Task goal: Images should be left out, and everything else in the listing reproduced exactly.

Start of Source data

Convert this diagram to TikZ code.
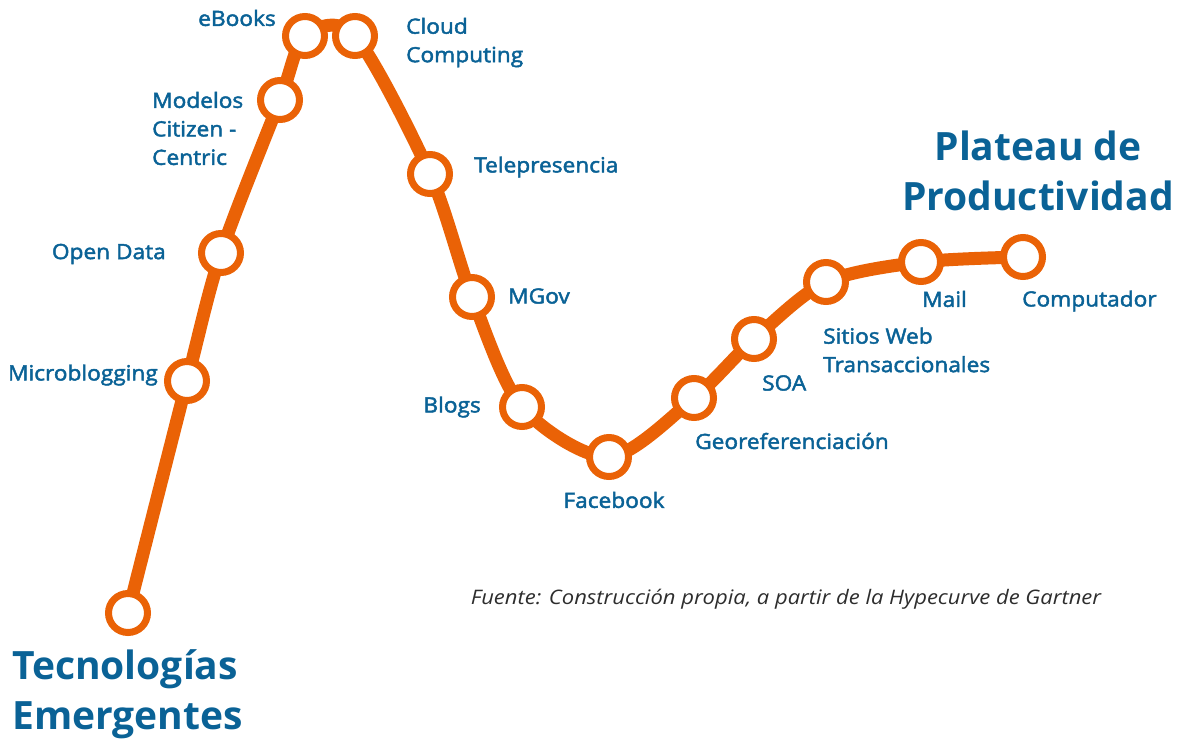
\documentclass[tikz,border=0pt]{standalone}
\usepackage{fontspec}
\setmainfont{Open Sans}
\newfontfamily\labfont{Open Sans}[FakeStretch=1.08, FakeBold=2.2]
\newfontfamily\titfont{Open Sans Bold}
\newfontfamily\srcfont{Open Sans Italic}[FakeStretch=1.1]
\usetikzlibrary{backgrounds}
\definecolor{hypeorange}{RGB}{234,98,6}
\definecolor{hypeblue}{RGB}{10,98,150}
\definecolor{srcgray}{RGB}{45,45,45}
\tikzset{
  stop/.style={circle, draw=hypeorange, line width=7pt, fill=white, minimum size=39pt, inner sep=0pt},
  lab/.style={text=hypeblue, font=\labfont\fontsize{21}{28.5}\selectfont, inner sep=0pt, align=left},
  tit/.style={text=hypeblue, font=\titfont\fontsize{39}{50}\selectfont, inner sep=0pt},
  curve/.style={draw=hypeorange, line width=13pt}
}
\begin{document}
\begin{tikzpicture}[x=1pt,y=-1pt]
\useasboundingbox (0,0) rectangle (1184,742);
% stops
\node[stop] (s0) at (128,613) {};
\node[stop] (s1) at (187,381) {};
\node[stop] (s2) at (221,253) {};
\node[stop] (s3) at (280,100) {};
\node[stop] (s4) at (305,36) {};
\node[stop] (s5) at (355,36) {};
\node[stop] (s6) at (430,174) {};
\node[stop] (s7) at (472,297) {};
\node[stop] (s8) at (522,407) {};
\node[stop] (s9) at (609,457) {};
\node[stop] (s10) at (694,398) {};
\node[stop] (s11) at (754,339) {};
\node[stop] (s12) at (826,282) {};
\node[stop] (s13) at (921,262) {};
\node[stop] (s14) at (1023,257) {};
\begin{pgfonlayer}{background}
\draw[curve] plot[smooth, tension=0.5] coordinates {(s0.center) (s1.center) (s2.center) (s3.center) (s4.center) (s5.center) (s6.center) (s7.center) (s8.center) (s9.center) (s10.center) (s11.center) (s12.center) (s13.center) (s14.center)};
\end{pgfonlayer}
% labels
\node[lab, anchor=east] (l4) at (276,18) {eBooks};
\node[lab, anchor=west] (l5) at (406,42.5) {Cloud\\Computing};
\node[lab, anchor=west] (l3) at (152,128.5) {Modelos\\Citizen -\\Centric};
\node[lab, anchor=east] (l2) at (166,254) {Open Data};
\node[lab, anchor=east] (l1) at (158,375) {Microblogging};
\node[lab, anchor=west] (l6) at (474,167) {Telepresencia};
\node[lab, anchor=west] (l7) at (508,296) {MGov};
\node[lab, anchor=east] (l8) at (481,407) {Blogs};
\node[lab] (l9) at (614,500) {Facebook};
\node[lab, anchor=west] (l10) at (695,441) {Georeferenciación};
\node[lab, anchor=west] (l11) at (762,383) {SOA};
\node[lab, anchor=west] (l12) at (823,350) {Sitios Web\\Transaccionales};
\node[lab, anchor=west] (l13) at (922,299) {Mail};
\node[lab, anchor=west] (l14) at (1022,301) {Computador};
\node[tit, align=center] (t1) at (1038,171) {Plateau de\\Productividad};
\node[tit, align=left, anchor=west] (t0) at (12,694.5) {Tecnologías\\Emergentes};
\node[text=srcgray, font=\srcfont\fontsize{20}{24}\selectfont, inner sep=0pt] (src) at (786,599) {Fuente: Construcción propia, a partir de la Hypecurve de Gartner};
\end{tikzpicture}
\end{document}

End of Source data

Solution to the problem:
Convert this diagram to TikZ code.
\documentclass[tikz,border=0pt]{standalone}
\usepackage{fontspec}
\setmainfont{Open Sans}
\newfontfamily\labfont{Open Sans}[FakeStretch=1.08, FakeBold=2.2]
\newfontfamily\titfont{Open Sans Bold}
\newfontfamily\srcfont{Open Sans Italic}[FakeStretch=1.1]
\usetikzlibrary{backgrounds}
\definecolor{hypeorange}{RGB}{234,98,6}
\definecolor{hypeblue}{RGB}{10,98,150}
\definecolor{srcgray}{RGB}{45,45,45}
\tikzset{
  stop/.style={circle, draw=hypeorange, line width=7pt, fill=white, minimum size=39pt, inner sep=0pt},
  lab/.style={text=hypeblue, font=\labfont\fontsize{21}{28.5}\selectfont, inner sep=0pt, align=left},
  tit/.style={text=hypeblue, font=\titfont\fontsize{39}{50}\selectfont, inner sep=0pt},
  curve/.style={draw=hypeorange, line width=13pt}
}
\begin{document}
\begin{tikzpicture}[x=1pt,y=-1pt]
\useasboundingbox (0,0) rectangle (1184,742);
% stops
\node[stop] (s0) at (128,613) {};
\node[stop] (s1) at (187,381) {};
\node[stop] (s2) at (221,253) {};
\node[stop] (s3) at (280,100) {};
\node[stop] (s4) at (305,36) {};
\node[stop] (s5) at (355,36) {};
\node[stop] (s6) at (430,174) {};
\node[stop] (s7) at (472,297) {};
\node[stop] (s8) at (522,407) {};
\node[stop] (s9) at (609,457) {};
\node[stop] (s10) at (694,398) {};
\node[stop] (s11) at (754,339) {};
\node[stop] (s12) at (826,282) {};
\node[stop] (s13) at (921,262) {};
\node[stop] (s14) at (1023,257) {};
\begin{pgfonlayer}{background}
\draw[curve] plot[smooth, tension=0.5] coordinates {(s0.center) (s1.center) (s2.center) (s3.center) (s4.center) (s5.center) (s6.center) (s7.center) (s8.center) (s9.center) (s10.center) (s11.center) (s12.center) (s13.center) (s14.center)};
\end{pgfonlayer}
% labels
\node[lab, anchor=east] (l4) at (276,18) {eBooks};
\node[lab, anchor=west] (l5) at (406,42.5) {Cloud\\Computing};
\node[lab, anchor=west] (l3) at (152,128.5) {Modelos\\Citizen -\\Centric};
\node[lab, anchor=east] (l2) at (166,254) {Open Data};
\node[lab, anchor=east] (l1) at (158,375) {Microblogging};
\node[lab, anchor=west] (l6) at (474,167) {Telepresencia};
\node[lab, anchor=west] (l7) at (508,296) {MGov};
\node[lab, anchor=east] (l8) at (481,407) {Blogs};
\node[lab] (l9) at (614,500) {Facebook};
\node[lab, anchor=west] (l10) at (695,441) {Georeferenciación};
\node[lab, anchor=west] (l11) at (762,383) {SOA};
\node[lab, anchor=west] (l12) at (823,350) {Sitios Web\\Transaccionales};
\node[lab, anchor=west] (l13) at (922,299) {Mail};
\node[lab, anchor=west] (l14) at (1022,301) {Computador};
\node[tit, align=center] (t1) at (1038,171) {Plateau de\\Productividad};
\node[tit, align=left, anchor=west] (t0) at (12,694.5) {Tecnologías\\Emergentes};
\node[text=srcgray, font=\srcfont\fontsize{20}{24}\selectfont, inner sep=0pt] (src) at (786,599) {Fuente: Construcción propia, a partir de la Hypecurve de Gartner};
\end{tikzpicture}
\end{document}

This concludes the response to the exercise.